What’s great about The Horror of Dolores Roach, though, is that it’s very knowingly fun. Tonally, they got it just right – Machado isn’t chewing the scenery, but she’s had a few nibbles at some of the walls. Alejandro Hernandez’s sweetly psychotic empanada boy is a perfect foil, and at times it has the touch and feel of Poker Face, one of my TV highlights of the year so far. There’s some great, well-observed material about the constantly changing shift of New York, but without hitting those old “they got coffee shops with hipsters in them!” notes, and there’s a play-within-the-show that lovingly lampoons the city’s theatre culture. An upstairs neighbour is, obviously, making an ambient audio project where he interviews the old stalwarts of the city, because that’s what every fifth person in New York is duty-bound to do. You get to see Marc Maron die. It really is a lot of fun.

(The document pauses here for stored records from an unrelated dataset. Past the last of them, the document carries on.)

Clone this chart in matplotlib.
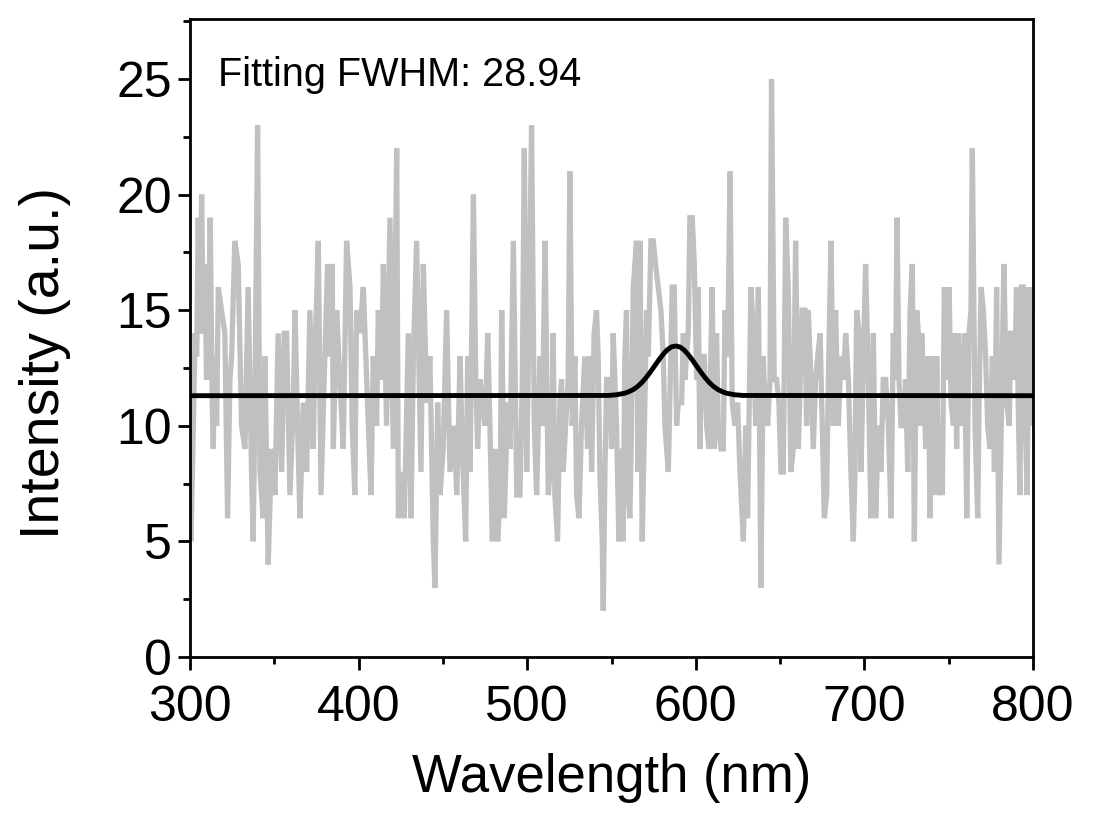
import matplotlib
matplotlib.use('Agg')
import matplotlib.pyplot as plt
from matplotlib.ticker import MultipleLocator

plt.rcParams['font.family'] = ['Liberation Sans', 'DejaVu Sans']

# raw spectrum (nm, counts)
wavelength = [
    300.0, 300.6, 302.0, 303.0, 304.0, 304.9, 306.0, 306.9, 307.9, 308.9, 309.8, 310.8,
    312.0, 313.2, 313.8, 314.8, 315.8, 316.8, 318.7, 320.7, 322.3, 323.7, 324.7, 326.6,
    328.6, 330.6, 332.6, 334.5, 336.5, 337.5, 338.5, 340.1, 341.5, 343.4, 344.4, 346.4,
    348.4, 350.4, 352.3,
    354.4, 355.9, 357.3, 359.3, 361.3, 362.3, 363.8, 365.2, 367.2, 369.2, 371.1, 373.1,
    374.1, 376.1, 377.7, 380.0, 381.6, 383.0, 384.4, 385.0, 387.0, 388.9, 390.9, 392.9,
    394.9, 396.2, 397.8, 398.8, 400.8, 402.8,
    405.8, 407.4, 408.7, 410.7, 411.7, 413.7, 414.7, 416.6, 418.6, 420.6, 422.6, 423.6,
    425.5, 427.1, 429.5, 431.1, 432.5, 434.4, 437.0, 438.4, 440.4, 442.3, 444.3, 445.3,
    446.9, 448.3, 450.2, 452.2, 454.2, 456.8,
    458.2, 460.2, 461.5, 463.5, 464.7, 466.1, 468.1, 469.5, 470.6, 472.0, 473.4, 475.0,
    476.6, 477.9, 479.3, 480.9, 482.5, 483.9, 484.9, 486.4, 488.4, 489.8, 491.8, 493.8,
    495.7, 497.1, 498.3, 499.7, 501.1, 502.6, 504.2, 505.6, 507.6, 509.0, 510.6,
    512.5, 514.5, 515.4, 516.4, 518.0, 519.4, 520.4, 521.4, 522.8, 524.3, 525.3, 526.7,
    528.3, 529.3, 530.7, 532.2, 534.2, 535.8, 537.2, 538.2, 539.7, 541.1, 542.1, 543.1,
    544.5, 545.1, 546.1, 547.1, 549.0, 550.0, 551.0, 552.0, 553.0, 554.4, 556.0, 556.9,
    557.9, 558.9, 559.9, 560.9, 561.9, 562.9, 563.9, 564.8, 565.8,
    566.9, 568.2, 569.8, 570.8, 571.8, 573.4, 574.8, 576.1, 577.7, 579.3, 580.7, 581.7,
    583.7, 586.0, 587.2, 588.6, 589.6, 591.6, 592.6, 593.5, 595.5, 596.5, 597.9, 599.1,
    600.5, 601.4, 602.4, 603.4, 605.0, 606.4, 607.8, 609.7, 610.9, 612.3, 613.3, 614.9,
    616.3, 617.3,
    618.9, 620.3, 621.6, 623.2, 624.8, 626.2, 628.2, 629.6, 630.7, 632.7, 634.1, 635.5,
    637.1, 638.6, 640.0, 641.0, 642.6, 644.0, 644.9, 646.5, 647.9, 649.3, 650.5, 651.9,
    653.3, 654.8, 656.4, 657.8, 659.2, 660.8, 662.4, 663.1, 664.7, 665.7, 666.7, 668.3,
    669.7, 671.0,
    672.3, 673.7, 675.0, 676.2, 677.6, 678.6, 680.2, 681.6, 682.9, 684.5, 686.1, 687.5,
    688.9, 690.5, 692.0, 693.4, 694.4, 695.4, 696.8, 698.0, 699.4, 700.7, 702.3, 703.9,
    705.3, 706.7, 708.2, 709.8, 711.2, 712.6, 714.2, 715.8, 717.1, 718.5, 719.3, 720.5,
    721.7, 723.1, 724.4,
    725.7, 727.1, 728.4, 729.6, 731.0, 732.0, 733.0, 734.0, 735.0, 736.4, 737.9, 738.9,
    739.9, 741.9, 742.9, 743.9, 745.4, 746.2, 747.4, 748.8, 750.2, 751.4, 752.8, 753.7,
    754.7, 755.7, 756.7, 758.1, 759.3, 760.7, 762.0, 763.2, 764.0, 765.6, 767.2, 768.0,
    769.2, 770.5, 771.9, 773.1, 774.5, 775.9, 777.1, 778.4, 779.8,
    782.7, 784.3, 785.9, 786.7, 788.2, 789.2, 790.2, 791.2, 792.2, 793.2, 794.2, 795.1,
    796.5, 797.7, 799.1, 800.0,
]
intensity = [
    9, 5, 10, 14, 13, 19, 14, 20, 14, 17, 12, 13,
    19, 11, 9, 13, 10, 16, 15, 14, 6, 12, 13, 18,
    17, 10, 9, 16, 8, 5, 11, 23, 8, 6, 13, 4,
    9, 7, 14,
    8, 14, 14, 7, 11, 15, 10, 6, 11, 8, 15, 9,
    13, 18, 7, 13, 17, 13, 17, 9, 15, 12, 9, 18,
    16, 10, 7, 15, 14, 16,
    10, 7, 13, 10, 15, 12, 17, 10, 19, 9, 22, 6,
    8, 6, 14, 6, 13, 18, 8, 17, 11, 13, 5, 3,
    11, 7, 9, 15, 8, 10,
    7, 13, 9, 5, 13, 8, 20, 12, 9, 12, 11, 10,
    14, 10, 5, 9, 5, 7, 15, 6, 11, 9, 18, 7,
    7, 12, 22, 8, 15, 23, 10, 7, 13, 10, 18,
    7, 9, 14, 7, 5, 11, 12, 8, 10, 12, 21, 10,
    13, 7, 6, 10, 13, 9, 13, 8, 14, 15, 13, 8,
    5, 2, 8, 12, 12, 9, 14, 12, 10, 5, 9, 5,
    13, 15, 7, 6, 10, 16, 17, 18, 8,
    18, 5, 11, 15, 13, 18, 18, 17, 16, 15, 13, 10,
    8, 16, 16, 10, 11, 11, 14, 12, 14, 19, 19, 17,
    12, 16, 9, 13, 13, 10, 9, 16, 9, 14, 10, 9,
    9, 15,
    13, 21, 11, 10, 11, 8, 5, 10, 6, 16, 14, 10,
    16, 3, 13, 11, 10, 12, 25, 12, 12, 11, 8, 8,
    19, 16, 8, 9, 18, 9, 13, 15, 15, 10, 15, 12,
    9, 12,
    13, 14, 10, 6, 7, 12, 18, 10, 15, 10, 13, 12,
    14, 12, 8, 5, 8, 15, 14, 8, 13, 17, 12, 6,
    14, 6, 10, 8, 12, 12, 10, 6, 14, 12, 19, 12,
    10, 10, 12,
    8, 15, 17, 5, 15, 14, 10, 14, 12, 9, 13, 6,
    13, 7, 13, 7, 8, 7, 16, 12, 16, 11, 10, 14,
    9, 14, 10, 11, 14, 6, 14, 15, 22, 10, 6, 11,
    16, 15, 13, 10, 9, 13, 8, 16, 4,
    17, 11, 10, 14, 14, 12, 16, 11, 7, 16, 16, 11,
    7, 16, 10, 14,
]

# Gaussian fit curve
fit_wl = [300, 548, 553, 558, 560.5, 563, 565.5, 568, 570.5, 573, 575.5, 578, 580.5,
          583, 585.5, 588, 590.5, 593, 595.5, 598, 600.5, 603, 605.5, 608, 610.5,
          613, 615.5, 618, 623, 628, 800]
fit_int = [11.3, 11.31, 11.34, 11.41, 11.48, 11.57, 11.70, 11.87, 12.08, 12.32, 12.58,
           12.84, 13.08, 13.28, 13.41, 13.45, 13.41, 13.28, 13.08, 12.84, 12.58, 12.32,
           12.08, 11.87, 11.70, 11.57, 11.48, 11.41, 11.34, 11.31, 11.3]

fig = plt.figure(figsize=(11.09, 8.16), dpi=100)
ax = fig.add_axes([0.1713, 0.195, 0.7602, 0.7818])

ax.plot(wavelength, intensity, color='#c0c0c0', lw=3.8, solid_joinstyle='miter', zorder=2)
ax.plot(fit_wl, fit_int, color='black', lw=3.5, zorder=3)

ax.set_xlim(300, 800)
ax.set_ylim(0, 27.6)
ax.xaxis.set_major_locator(MultipleLocator(100))
ax.xaxis.set_minor_locator(MultipleLocator(50))
ax.yaxis.set_major_locator(MultipleLocator(5))
ax.yaxis.set_minor_locator(MultipleLocator(2.5))
ax.tick_params(which='major', direction='out', length=9, width=2, labelsize=36, pad=4)
ax.tick_params(which='minor', direction='out', length=5, width=2)
ax.tick_params(axis='x', which='major', pad=11)
for s in ax.spines.values():
    s.set_linewidth(2)

ax.text(0.033, 0.912, 'Fitting FWHM: 28.94', transform=ax.transAxes,
        fontsize=28.5, va='center', ha='left')

ax.set_xlabel('Wavelength (nm)', fontsize=38, va='center')
ax.xaxis.set_label_coords(0.5, -0.19)
ax.set_ylabel('Intensity (a.u.)', fontsize=40, va='center')
ax.yaxis.set_label_coords(-0.172, 0.46)

fig.savefig('out.png', dpi=100)
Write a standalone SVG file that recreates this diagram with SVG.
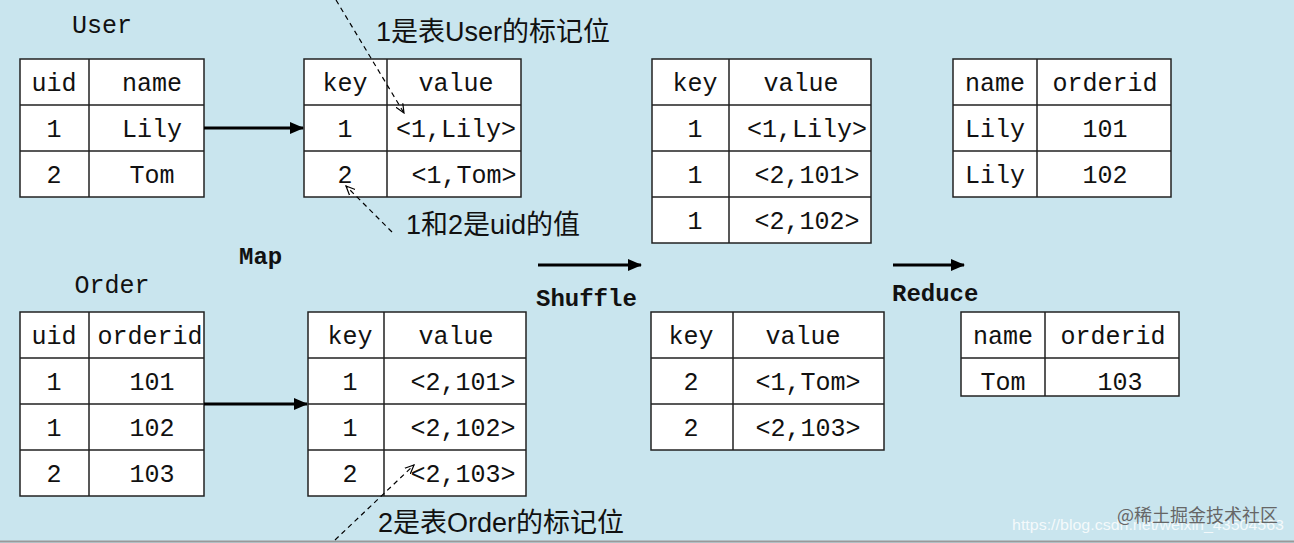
<svg xmlns="http://www.w3.org/2000/svg" width="1294" height="543" viewBox="0 0 1294 543">
<defs>
<style>
.c{fill:#fff;stroke:#222;stroke-width:1.5}
.l{stroke:#222;stroke-width:1.5}
.t{font-family:"Liberation Mono","Noto Sans CJK SC",monospace;font-size:25px;fill:#111;text-anchor:middle}
.b{font-family:"Liberation Mono",monospace;font-size:24px;font-weight:bold;fill:#111}
.z{font-family:"Liberation Sans","Noto Sans CJK SC",sans-serif;font-size:27px;fill:#111}
.a{stroke:#000;stroke-width:3;fill:none;marker-end:url(#ah)}
.d{stroke:#000;stroke-width:1.2;stroke-dasharray:5,4;fill:none;marker-end:url(#oh)}
</style>
<marker id="ah" markerWidth="14" markerHeight="12" refX="13" refY="6" orient="auto" markerUnits="userSpaceOnUse" viewBox="0 0 14 12"><path d="M0,0L14,6L0,12z" fill="#000"/></marker>
<marker id="oh" markerWidth="10" markerHeight="10" refX="9" refY="5" orient="auto" markerUnits="userSpaceOnUse" viewBox="0 0 10 10"><path d="M0,1L9,5L0,9" fill="none" stroke="#000" stroke-width="1.2"/></marker>
</defs>
<rect width="1294" height="543" fill="#c9e5ee"/>
<line x1="0" y1="541.5" x2="1294" y2="541.5" stroke="#999" stroke-width="2"/>
<text class="t" x="102" y="33">User</text>
<text class="t" x="112" y="293">Order</text>
<g id="user">
<rect class="c" x="20" y="59" width="184" height="138"/>
<path class="l" d="M89,59V197M20,105H204M20,151H204"/>
<text class="t" x="54" y="91">uid</text><text class="t" x="152" y="91">name</text>
<text class="t" x="54" y="137">1</text><text class="t" x="152" y="137">Lily</text>
<text class="t" x="54" y="183">2</text><text class="t" x="152" y="183">Tom</text>
</g>
<g id="map-user">
<rect class="c" x="304" y="59" width="217" height="138"/>
<path class="l" d="M387,59V197M304,105H521M304,151H521"/>
<text class="t" x="345" y="91">key</text><text class="t" x="456" y="91">value</text>
<text class="t" x="345" y="137">1</text><text class="t" x="456" y="137">&lt;1,Lily&gt;</text>
<text class="t" x="345" y="183">2</text><text class="t" x="464" y="183">&lt;1,Tom&gt;</text>
</g>
<g id="shuffle-1">
<rect class="c" x="652" y="59" width="219" height="184"/>
<path class="l" d="M729,59V243M652,105H871M652,151H871M652,197H871"/>
<text class="t" x="695" y="91">key</text><text class="t" x="801" y="91">value</text>
<text class="t" x="695" y="137">1</text><text class="t" x="807" y="137">&lt;1,Lily&gt;</text>
<text class="t" x="695" y="183">1</text><text class="t" x="807" y="183">&lt;2,101&gt;</text>
<text class="t" x="695" y="229">1</text><text class="t" x="807" y="229">&lt;2,102&gt;</text>
</g>
<g id="reduce-1">
<rect class="c" x="953" y="59" width="218" height="138"/>
<path class="l" d="M1037,59V197M953,105H1171M953,151H1171"/>
<text class="t" x="995" y="91">name</text><text class="t" x="1105" y="91">orderid</text>
<text class="t" x="995" y="137">Lily</text><text class="t" x="1105" y="137">101</text>
<text class="t" x="995" y="183">Lily</text><text class="t" x="1105" y="183">102</text>
</g>
<g id="order">
<rect class="c" x="20" y="312" width="184" height="184"/>
<path class="l" d="M89,312V496M20,358H204M20,404H204M20,450H204"/>
<text class="t" x="54" y="344">uid</text><text class="t" x="150" y="344">orderid</text>
<text class="t" x="54" y="390">1</text><text class="t" x="152" y="390">101</text>
<text class="t" x="54" y="436">1</text><text class="t" x="152" y="436">102</text>
<text class="t" x="54" y="482">2</text><text class="t" x="152" y="482">103</text>
</g>
<g id="map-order">
<rect class="c" x="308" y="312" width="218" height="184"/>
<path class="l" d="M384,312V496M308,358H526M308,404H526M308,450H526"/>
<text class="t" x="350" y="344">key</text><text class="t" x="456" y="344">value</text>
<text class="t" x="350" y="390">1</text><text class="t" x="463" y="390">&lt;2,101&gt;</text>
<text class="t" x="350" y="436">1</text><text class="t" x="463" y="436">&lt;2,102&gt;</text>
<text class="t" x="350" y="482">2</text><text class="t" x="463" y="482">&lt;2,103&gt;</text>
</g>
<g id="shuffle-2">
<rect class="c" x="651" y="312" width="233" height="138"/>
<path class="l" d="M733,312V450M651,358H884M651,404H884"/>
<text class="t" x="691" y="344">key</text><text class="t" x="803" y="344">value</text>
<text class="t" x="691" y="390">2</text><text class="t" x="808" y="390">&lt;1,Tom&gt;</text>
<text class="t" x="691" y="436">2</text><text class="t" x="808" y="436">&lt;2,103&gt;</text>
</g>
<g id="reduce-2">
<rect class="c" x="961" y="312" width="218" height="84"/>
<path class="l" d="M1045,312V396M961,358H1179"/>
<text class="t" x="1003" y="344">name</text><text class="t" x="1113" y="344">orderid</text>
<text class="t" x="1003" y="390">Tom</text><text class="t" x="1120" y="390">103</text>
</g>
<g id="connectors">
<line class="a" x1="204" y1="128" x2="303" y2="128"/>
<line class="a" x1="204" y1="404" x2="307" y2="404"/>
<line class="a" x1="538" y1="265" x2="641" y2="265"/>
<line class="a" x1="893" y1="265" x2="964" y2="265"/>
<line class="d" x1="336" y1="0" x2="404" y2="113"/>
<line class="d" x1="392" y1="232" x2="346" y2="186"/>
<line class="d" x1="335" y1="540" x2="414" y2="465"/>
</g>
<text class="b" x="239" y="264">Map</text>
<text class="b" x="536" y="306">Shuffle</text>
<text class="b" x="892" y="301">Reduce</text>
<text class="z" x="376" y="41">1是表User的标记位</text>
<text class="z" x="406" y="234">1和2是uid的值</text>
<text class="z" x="378" y="532">2是表Order的标记位</text>
<text x="1012" y="530" font-family="Liberation Sans,sans-serif" font-size="15" fill="#fff" opacity="0.8" textLength="272" lengthAdjust="spacingAndGlyphs">https://blog.csdn.net/weixin_43504563</text>
<text x="1117" y="522" font-family="Noto Sans CJK SC,sans-serif" font-size="18" fill="#666">@稀土掘金技术社区</text>
</svg>
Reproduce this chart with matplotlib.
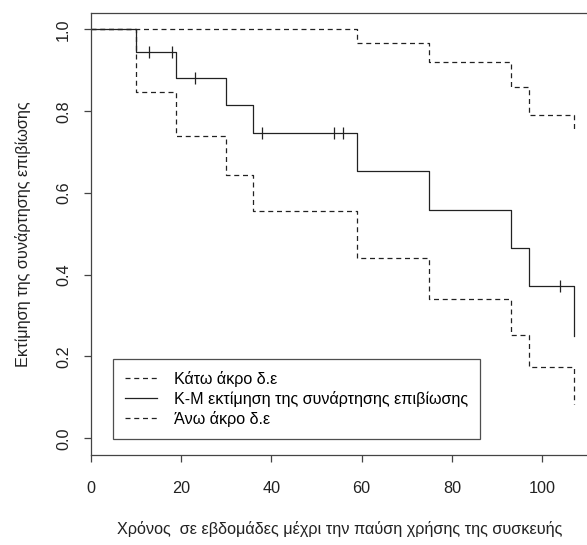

The Horror … is based on an audio series from 2018, written by Aaron Mark (who has a nice Off Broadway background, which helps) and that adds a certain texture to what’s going on here, too – the half-narrated first episode is a pacy, head-spinning 26 minutes that doesn’t hit a single one of the tropes you get with a bad pilot episode. There’s a pleasing ghoulishness to it – there are various murders, every one feeling inventive and silly rather than gore for gore’s sake – and the whole thing quietly acts as a satirical swipe at current murder podcast culture, too. But it is a little strange that they’ve finally invented a TV series you don’t have to actually look at to watch. Line up a big basket of laundry that needs folding, or an online grocery shop you’ve been meaning to do, and tuck in. You’ll come to in a daze after four hours, someone will have balled all your socks together, and Prime will be asking if you want to watch an 88-minute Christmas film. Without knowing, you will click: yes.

• This article was amended on 5 July 2023. An earlier version referred incorrectly in the text and headline to enchiladas, rather than empanadas.